Daniel wanted me to come visit him further south, said I could stay at his place and we could go climbing, and even that I could take his car to anywhere I wanted.. When coming from Turkey I had 70€ in my pocket and had spent 30 of it in a week.. Going to the south by train is 60€, I had 40.. What to do?  When getting on the road a person feels one thing, when on the road another.. They say what matters is to drink off the right fountains and travel with the right people.. The most difficult part is when you need to first get on the road to do these..

In Europe some people who do not want to travel by car alone take passengers through  for small prices.. I used this service on March 25th 2012 to go south to Montpellier. Daniel met me on the way and started making plans for climbing along with a beautiful dinner at his place. To go out to historical climbing areas, to climb.. Legendary climbing areas, full of legends.. Couldn’t sleep through the night because I was just too excited, the room I was in was full of medals, cups and gear.. How could you sleep?

After a sportive bereakfast in the morning we went to Claret climbing area with a short trip. The area has great importance in French climbing history, has hosted the best routes and best climbers of their time. The rock is limestone and has around 250 routes. Every part of it is like aged wine, smells of history.. because climbing has been widely done for a long time you can run into people climbing even on Mondays.. We spent the day climbing till evening in the holy lands and finally having wine at the city square.

The general view od Claret’s rock band:

On Tuesday Nico and I met to go climbing at aint Guilhem le Desert. This area with scattered sectors within a valley formation behind hills reminded me of Çakıt.. On places we would never bother to set routes, there is rock that people walk to using fixed lines.. In this area with an alpine setting some locals who come to hunt in the limestone canyon structure have forbid climbing, but despite the so called prohibition I ran into several climbers living in the area on weekdays in caravans.. Chasing shade in the sectors all day I tried all the classic lines.. We climbed till I couldn’t walk anymore..

A view of Saint Guilhem le Desert from a distance:

The the settlement closest to the climbing area, Saint Guilhem le Desert, could be the most beautiful village I have ever seen. It has become quite popular due to its historical atmosphere but has not lost its unique feeling..  The terrace ornaments of masonry buildings next to each other, the colorful window shutters, the peaceful characteristic narrow stone alleys.. The cathedral ornamented with the gigantic plane tree the slowed-down lifestyle kept from aging for years.. It’s the kind of marvelous place one could want to spend the rest of his life, live a life full of peace.. Walking around the village after climbing calms you down.. after we enjoyed a beer in peace below the giagantic plane tree in the village square, leaving got me blue but we said ‘au revoir’ for a goodbye..

A view of the village:

I spent the rest of my days in Montpellier climbing at various gyms in the city.. Each was a shock on its  own.. they are all so impressive, the day I had to board my plane I took all my stuff to the gym so I could climb just until I’d leave for my flight.. The company Altissimo has ten gyms around France.. I had the chance to visit two different gyms in Montpellier and climb.. You can visit  for more details..

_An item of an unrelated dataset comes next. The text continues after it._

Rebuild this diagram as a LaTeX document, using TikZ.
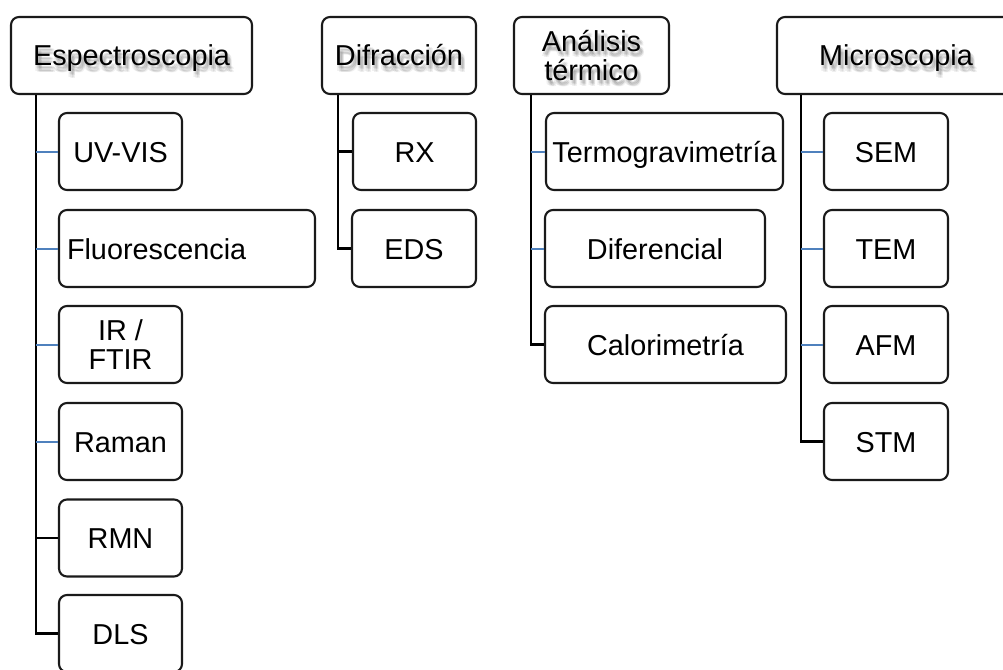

Everywhere you look there are climbing walls, gear shops, climbing areas and mountains.. Climbing established years ago and advanced, spread very widely.. Everyone knows something about the sport of climbing and does some sport.. For a lifetime of sport everyone has an activity as a hobby.. Mark the village paths that seem the most insignificant as paths and document them in books.. Therefore everything is designed as ready and easily accessible… Climbing with its years of history is way more advanced in comparison to our country.. I wonder how it will be at home years later..

I threw myself to the waters of the southern beaches thinking ‘climbing and then climbing, is that all?’ and went sightseeing, beach hopping, visiting friends, shopping on the rest of my days.. Especially the coastline near Montpellier has an incredibly beautiful nature. The cathedral that remains sturdy from history is magnificent.. the vicinity of the sea to the city draws people to the coast during good weather, so it was a good weekend for picnics, swimming and meeting the history of the place..

The expensive European life I was always afraid of throughour years went better than I expected as I met the right people and got bits of support.. Even though I had the opportunity to do this with the friends I made in Geyikbayiri I was reluctant for years.. Now I will try not to lose more time and share more with people, stay there for a while, abroad.. This will be the writing to follow..

Thanks to all my friends chasing the same dreams as I and helping me actualize mine..

With love..


Small notes for life in France:

Watch out for your expenses as life is a little more expensive than the rest of Europe.

The food is incredible. France has about 1500 kinds of cheese and so many different tastes of wine that I don’t remember the number. Watch the alcohol consumption as drinking wine is a part of everyday life, if you have breakfast with alcohol like me, it gets hard to pull the rest of the day together..

The dinners can last for hours starting with appetizers and moving on to the main dishes. Especially the meat is served rare done. Some seafood is eaten raw. I have a story with the raw food I imagined to be a mussel but turned out to be a clam..

It is possible to find direct flights to several cities in France. For example: on return I got a 50€ ticket from Marseille to İstanbul direct. I used the hitchhiking service I mentioned above without problems to the airport, but some airports are very far from cities so better keep that in mind..

Southern France gets a lot of immigration and life is a little active and messy, so  it may be good to watch out.. Arabs, Africans, Turks and people of many nationalities come and live here so it’s a bit more complex than the typical French way of life.. The south is something else everywhere..

The city has so much to offer for shopping and history so when making plans to climb it may be a good idea to leave a lot of rest days.